Soon after the Liberal government won another minority government in April 2025, the agency announced that Ottawa’s plans outlined during the election campaign would put pressure on the country’s credit profile. It said that the government’s plans for $129 billion in new spending over the next four years would result in “considerable fiscal loosening that would exacerbate already expanding fiscal deficits.”
While Fitch has downgraded Canada’s credit rating, other agencies like Moody’s, Morningstar DBRS, and S&P Global Ratings have kept its rating at the highest score of AAA. By comparison, Fitch and S&P Global Ratings give the United States a rating of AA+, Moody’s has given it a rating of AA1, and Morningstar DBRS has given it a ranking of AAA.

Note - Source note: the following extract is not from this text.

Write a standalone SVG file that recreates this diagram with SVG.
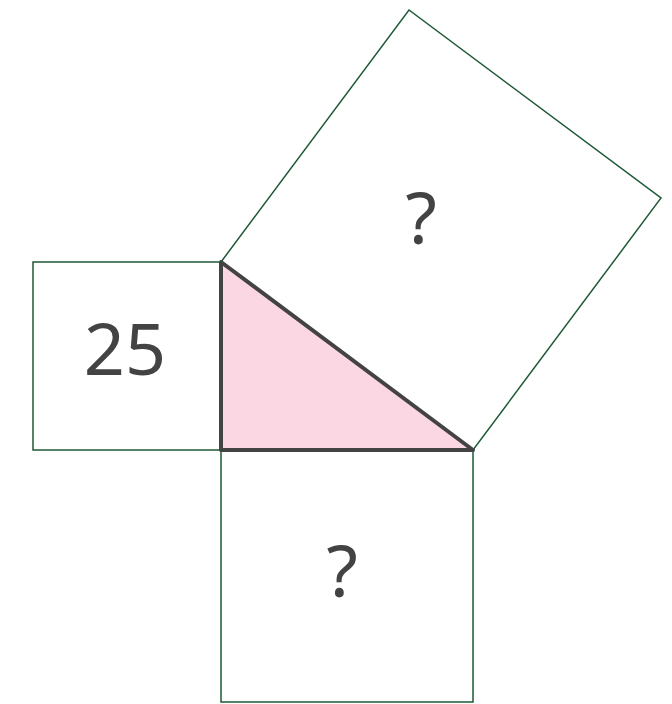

In the House of Commons on Nov. 5, Conservative MP Michael Chong noted that Fitch had also warned back in July 2024 that Canada’s rising debt-to-GDP ratio and a rise in its deficit could lead to a credit downgrade.
“Will the government acknowledge that it is putting this country’s credit rating at risk, not to mention that it is saddling younger Canadians with a mountain of national debt,” he said.
International Trade Minister Maninder Sidhu responded that the federal government is looking to unlock “new markets” and “generational opportunities” for young Canadians through budget initiatives like an export readiness program for young entrepreneurs.
In response to another Tory MP’s question about Canada’s debt levels, Foreign Affairs Minister Anita Anand said that Canada enjoys a sovereign credit rating of ‘AAA’, has the lowest net debt-to-GDP ratio in the G7, and “has been world acclaimed as a home for direct foreign investment and is top of the G20.”